▶ **What is being asked**
Repeat every line, exactly, from the very first through the one where "ax = fig.add_axes([161" appears. Add nothing else.
_ _ _ _ _
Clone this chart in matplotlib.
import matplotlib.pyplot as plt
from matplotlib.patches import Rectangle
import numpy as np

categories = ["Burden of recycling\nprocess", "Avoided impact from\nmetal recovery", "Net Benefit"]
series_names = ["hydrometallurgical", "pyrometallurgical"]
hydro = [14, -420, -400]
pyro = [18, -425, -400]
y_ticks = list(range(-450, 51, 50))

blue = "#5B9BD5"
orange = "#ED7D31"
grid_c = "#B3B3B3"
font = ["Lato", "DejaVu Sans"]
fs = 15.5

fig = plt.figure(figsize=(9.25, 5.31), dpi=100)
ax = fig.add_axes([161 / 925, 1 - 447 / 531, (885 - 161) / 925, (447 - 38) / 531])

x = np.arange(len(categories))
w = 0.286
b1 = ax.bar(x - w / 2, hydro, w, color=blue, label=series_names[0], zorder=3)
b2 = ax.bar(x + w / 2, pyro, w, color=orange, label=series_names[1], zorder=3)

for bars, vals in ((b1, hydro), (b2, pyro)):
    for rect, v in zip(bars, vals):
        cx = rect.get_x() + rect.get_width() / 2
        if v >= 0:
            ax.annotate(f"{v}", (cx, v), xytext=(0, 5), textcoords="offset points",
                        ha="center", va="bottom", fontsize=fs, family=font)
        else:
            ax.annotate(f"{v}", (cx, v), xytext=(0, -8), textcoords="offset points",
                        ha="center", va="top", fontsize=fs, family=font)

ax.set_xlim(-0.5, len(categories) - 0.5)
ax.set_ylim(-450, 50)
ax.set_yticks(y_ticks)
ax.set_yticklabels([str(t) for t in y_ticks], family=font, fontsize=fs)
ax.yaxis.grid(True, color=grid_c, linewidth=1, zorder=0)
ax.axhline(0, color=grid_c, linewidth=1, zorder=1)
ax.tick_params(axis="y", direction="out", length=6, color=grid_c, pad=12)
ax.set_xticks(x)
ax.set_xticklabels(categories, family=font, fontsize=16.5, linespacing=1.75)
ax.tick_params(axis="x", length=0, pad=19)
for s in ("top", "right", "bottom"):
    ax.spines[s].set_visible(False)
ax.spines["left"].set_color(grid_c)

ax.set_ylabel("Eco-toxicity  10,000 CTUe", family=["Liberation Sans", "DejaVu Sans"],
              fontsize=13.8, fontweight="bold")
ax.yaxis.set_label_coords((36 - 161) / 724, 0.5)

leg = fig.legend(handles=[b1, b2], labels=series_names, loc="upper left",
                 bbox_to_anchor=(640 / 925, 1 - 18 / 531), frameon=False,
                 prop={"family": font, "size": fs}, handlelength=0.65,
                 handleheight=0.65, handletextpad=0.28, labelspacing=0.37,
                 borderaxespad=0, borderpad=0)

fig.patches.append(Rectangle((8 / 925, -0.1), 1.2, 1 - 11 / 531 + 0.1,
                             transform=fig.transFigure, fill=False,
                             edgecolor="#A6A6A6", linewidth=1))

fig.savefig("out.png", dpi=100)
_ _ _ _ _
▶ **Exercise output**
Clone this chart in matplotlib.
import matplotlib.pyplot as plt
from matplotlib.patches import Rectangle
import numpy as np

categories = ["Burden of recycling\nprocess", "Avoided impact from\nmetal recovery", "Net Benefit"]
series_names = ["hydrometallurgical", "pyrometallurgical"]
hydro = [14, -420, -400]
pyro = [18, -425, -400]
y_ticks = list(range(-450, 51, 50))

blue = "#5B9BD5"
orange = "#ED7D31"
grid_c = "#B3B3B3"
font = ["Lato", "DejaVu Sans"]
fs = 15.5

fig = plt.figure(figsize=(9.25, 5.31), dpi=100)
ax = fig.add_axes([161 / 925, 1 - 447 / 531, (885 - 161) / 925, (447 - 38) / 531])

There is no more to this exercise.